Scientists at the Karlsruhe Institute of Technology in Germany and Imperial College London have brought us one step closer to the invisibility cloaks made famous by the Harry Potter stories. Scientists from the two institutions have made an object disappear, according to a study published Thursday in the journal Science.
The cloak they developed was made using photonic crystals with a structure resembling piles of wood, to conceal a small bump on a gold surface, they wrote in Science.
“It’s kind of like hiding a small object underneath a carpet — except this time the carpet also disappears,” they said.
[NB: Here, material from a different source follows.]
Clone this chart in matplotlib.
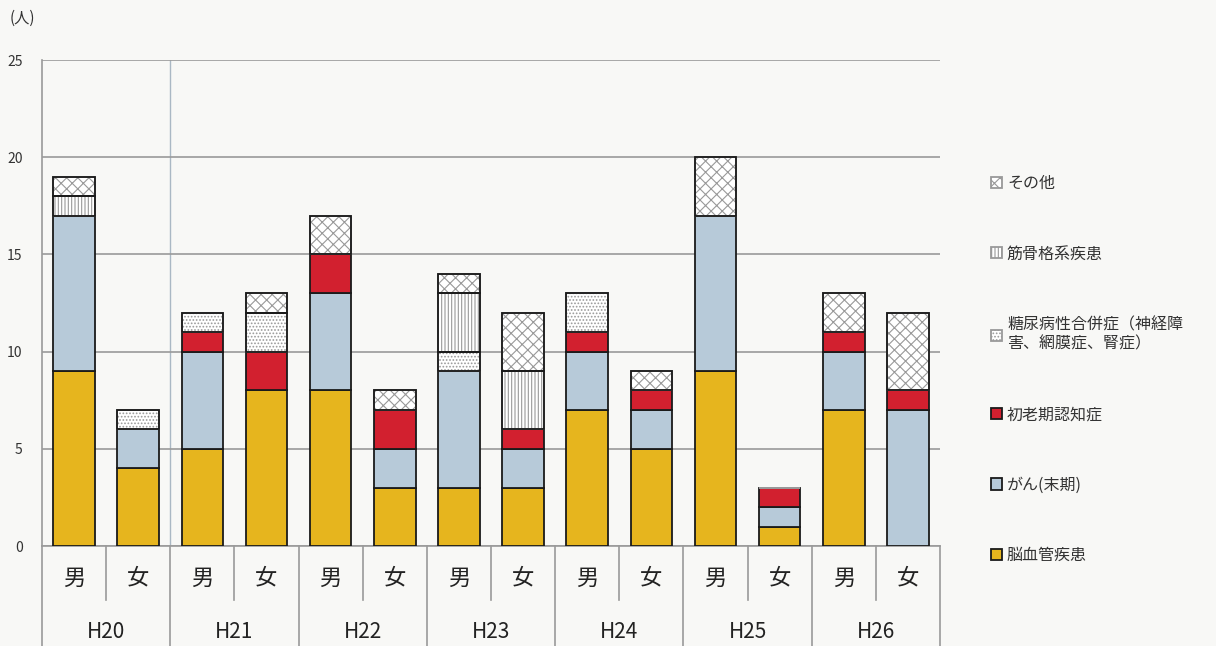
import matplotlib
matplotlib.use("Agg")
import matplotlib.pyplot as plt
import matplotlib.transforms as mtransforms
import numpy as np

plt.rcParams['font.family'] = ['Noto Sans CJK JP', 'DejaVu Sans']
plt.rcParams['hatch.linewidth'] = 0.8

years = ['H20', 'H21', 'H22', 'H23', 'H24', 'H25', 'H26']
sexes = ['男', '女']

# 14 bars: H20男, H20女, H21男, ...
nouketsukan = [9, 4, 5, 8, 8, 3, 3, 3, 7, 5, 9, 1, 7, 0]
gan = [8, 2, 5, 0, 5, 2, 6, 2, 3, 2, 8, 1, 3, 7]
shorouki = [0, 0, 1, 2, 2, 2, 0, 1, 1, 1, 0, 1, 1, 1]
tounyou = [0, 1, 1, 2, 0, 0, 1, 0, 2, 0, 0, 0, 0, 0]
kinkokkaku = [1, 0, 0, 0, 0, 0, 3, 3, 0, 0, 0, 0, 0, 0]
sonota = [1, 0, 0, 1, 2, 1, 1, 3, 0, 1, 3, 0, 2, 4]

labels = ['脳血管疾患', 'がん(末期)', '初老期認知症',
          '糖尿病性合併症（神経障\n害、網膜症、腎症）', '筋骨格系疾患', 'その他']
series = [nouketsukan, gan, shorouki, tounyou, kinkokkaku, sonota]
colors = ['#E6B51E', '#B7CAD9', '#D2202F', '#FFFFFF', '#FFFFFF', '#FFFFFF']
hatches = [None, None, None, '.....', '|||||', 'xxx']

bg = '#F8F8F6'
fig = plt.figure(figsize=(12.16, 6.46), dpi=100)
fig.patch.set_facecolor(bg)
ax = fig.add_axes([42/1216, 100/646, 898/1216, 486/646])
ax.set_facecolor(bg)

x = np.arange(len(nouketsukan))
bottom = np.zeros(len(x))
handles = []
for vals, lab, col, h in zip(series, labels, colors, hatches):
    vals = np.array(vals, dtype=float)
    bc = ax.bar(x, vals, 0.65, bottom=bottom, color=col, edgecolor='#1a1a1a',
                linewidth=1.3, label=lab, zorder=3)
    if h:
        for p in bc:
            p.set_hatch(h)
            p.set_edgecolor('#999999')
        # outline again in dark
        m = vals > 0
        ax.bar(x[m], vals[m], 0.65, bottom=bottom[m],
               fill=False, edgecolor='#1a1a1a', linewidth=1.3, zorder=4)
    handles.append(bc)
    bottom += vals

ax.set_xlim(-0.5, len(x) - 0.5)
ax.set_ylim(0, 25)
ax.set_yticks([0, 5, 10, 15, 20, 25])
ax.yaxis.grid(True, color='#9a9a9a', linewidth=1.2, zorder=0)
ax.axvline(1.5, color='#aab8c4', linewidth=1.0, zorder=1)
ax.tick_params(axis='y', length=0, pad=14, labelsize=10, labelcolor='#333333')
ax.set_xticks([])
for s in ['top', 'right', 'bottom']:
    ax.spines[s].set_visible(False)
ax.spines['left'].set_color('#9a9a9a')
ax.spines['left'].set_linewidth(1.2)

# category axis below the plot
trans = mtransforms.blended_transform_factory(ax.transData, ax.transAxes)
ax.plot([-0.5, len(x) - 0.5], [0, 0], color='#9a9a9a', lw=1.2,
        transform=trans, clip_on=False)
for i in range(len(years) + 1):
    xb = 2 * i - 0.5
    ax.plot([xb, xb], [0, -0.21], color='#9a9a9a', lw=1.2,
            transform=trans, clip_on=False)
for i, yr in enumerate(years):
    ax.plot([2 * i + 0.5, 2 * i + 0.5], [0, -0.111], color='#9a9a9a',
            lw=1.2, transform=trans, clip_on=False)
    ax.text(2 * i + 0.5, -0.177, yr, transform=trans, ha='center',
            va='center', fontsize=15, color='#222222')
    for j, sx in enumerate(sexes):
        ax.text(2 * i + j, -0.066, sx, transform=trans, ha='center',
                va='center', fontsize=16, color='#222222')

fig.text(10/1216, 1 - 18/646, '(人)', fontsize=11, va='center',
         color='#333333')

leg = fig.legend(handles[::-1], labels[::-1], loc='upper left',
                 bbox_to_anchor=(983/1216, 1 - 167/646), frameon=False,
                 fontsize=11.5, labelspacing=3.35, handlelength=0.7,
                 handleheight=0.7, handletextpad=0.3, borderpad=0)
for t in leg.get_texts():
    t.set_color('#333333')

fig.savefig('out.png', dpi=100, facecolor=fig.get_facecolor())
“We put an object under a microscopic structure, a little like a reflective carpet,” said Nicholas Stenger, one of the researchers who worked on the project.
“When we looked at it through a lens and did spectroscopy, no matter what angle we looked at the object from, we saw nothing. The bump became invisible,” said Stenger.
The “cloak” they used to make the microscopic bump disappear was composed of special lenses that work by bending light waves to suppress light as it scattered from the bump, the study says.
The invisibility cloak was minute, measuring 100 microns by 30 microns — one micron being one-thousandth of a millimeter — and the bump it hid was 10 times smaller, said Stenger.
The researchers are working now to recreate the disappearing bump but on a larger scale, but Stenger said Harry Potter’s invisibility cloak would not be hanging in would-be wizards’ wardrobes in the near future.
“Theoretically, it would be possible to do this on a large scale but technically, it’s totally impossible with the knowledge we have now,” he said.